### Charts and diagrams as code:
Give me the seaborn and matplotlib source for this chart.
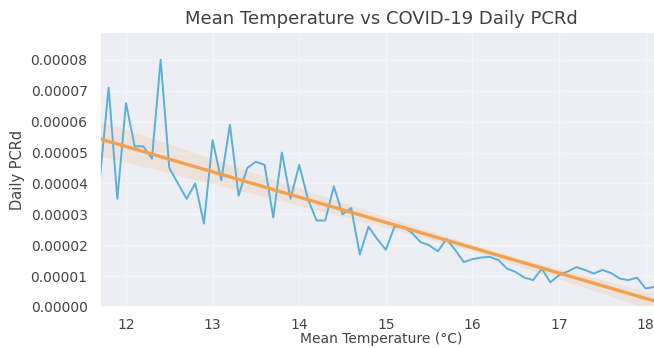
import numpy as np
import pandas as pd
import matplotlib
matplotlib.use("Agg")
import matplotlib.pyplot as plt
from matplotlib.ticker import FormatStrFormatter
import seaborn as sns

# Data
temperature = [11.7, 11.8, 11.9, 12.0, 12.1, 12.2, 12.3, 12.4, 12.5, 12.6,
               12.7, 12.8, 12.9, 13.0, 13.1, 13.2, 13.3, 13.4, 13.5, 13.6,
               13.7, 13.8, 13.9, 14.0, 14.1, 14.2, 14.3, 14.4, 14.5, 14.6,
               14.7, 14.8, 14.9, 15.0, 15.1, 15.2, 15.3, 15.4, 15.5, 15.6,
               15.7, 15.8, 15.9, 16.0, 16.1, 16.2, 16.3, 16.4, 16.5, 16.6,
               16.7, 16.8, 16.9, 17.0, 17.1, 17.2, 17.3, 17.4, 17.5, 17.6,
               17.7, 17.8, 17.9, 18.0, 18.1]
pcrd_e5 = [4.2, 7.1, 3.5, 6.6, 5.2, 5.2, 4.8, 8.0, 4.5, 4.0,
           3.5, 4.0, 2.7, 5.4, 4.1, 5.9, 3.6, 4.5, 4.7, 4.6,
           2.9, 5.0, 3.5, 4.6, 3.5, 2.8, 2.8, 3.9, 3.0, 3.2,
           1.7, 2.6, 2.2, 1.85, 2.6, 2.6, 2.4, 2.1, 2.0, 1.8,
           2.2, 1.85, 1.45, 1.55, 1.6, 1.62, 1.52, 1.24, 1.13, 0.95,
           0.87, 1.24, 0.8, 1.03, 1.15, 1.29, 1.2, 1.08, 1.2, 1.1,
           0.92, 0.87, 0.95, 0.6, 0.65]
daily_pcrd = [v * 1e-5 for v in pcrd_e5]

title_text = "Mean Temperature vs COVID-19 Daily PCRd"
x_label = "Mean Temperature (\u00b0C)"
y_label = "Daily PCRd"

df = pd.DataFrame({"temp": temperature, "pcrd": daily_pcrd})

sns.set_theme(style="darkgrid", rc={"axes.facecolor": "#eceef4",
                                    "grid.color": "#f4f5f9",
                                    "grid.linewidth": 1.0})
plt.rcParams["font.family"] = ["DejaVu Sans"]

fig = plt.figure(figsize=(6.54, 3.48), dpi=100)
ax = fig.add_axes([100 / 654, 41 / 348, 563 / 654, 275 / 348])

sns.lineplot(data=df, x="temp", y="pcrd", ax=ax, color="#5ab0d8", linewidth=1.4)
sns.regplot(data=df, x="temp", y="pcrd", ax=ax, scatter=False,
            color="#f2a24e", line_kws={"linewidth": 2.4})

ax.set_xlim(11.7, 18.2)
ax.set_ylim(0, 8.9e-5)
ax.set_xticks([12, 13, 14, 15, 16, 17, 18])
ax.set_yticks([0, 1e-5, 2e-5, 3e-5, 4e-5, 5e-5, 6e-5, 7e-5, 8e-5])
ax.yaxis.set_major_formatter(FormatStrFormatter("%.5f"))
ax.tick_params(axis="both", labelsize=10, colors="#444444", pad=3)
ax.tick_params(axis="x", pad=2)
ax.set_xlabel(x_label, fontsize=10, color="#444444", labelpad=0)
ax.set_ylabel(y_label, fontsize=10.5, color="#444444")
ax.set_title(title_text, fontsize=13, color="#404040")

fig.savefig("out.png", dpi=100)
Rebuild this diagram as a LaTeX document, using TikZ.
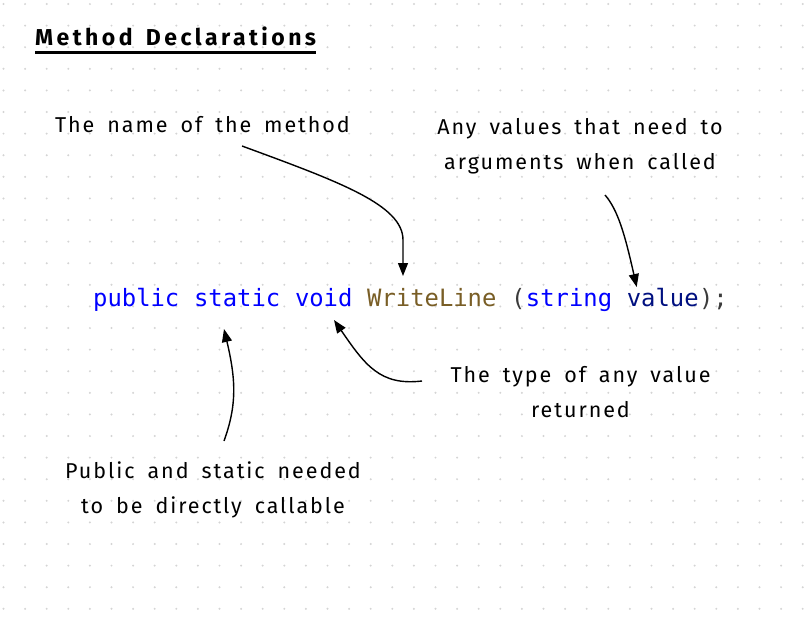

### Work to do:
Go from the first line of the data above to the line containing "import seaborn as sns" and retype exactly those lines, both included, but none of the pictures.

### Solution for this task:
Give me the seaborn and matplotlib source for this chart.
import numpy as np
import pandas as pd
import matplotlib
matplotlib.use("Agg")
import matplotlib.pyplot as plt
from matplotlib.ticker import FormatStrFormatter
import seaborn as sns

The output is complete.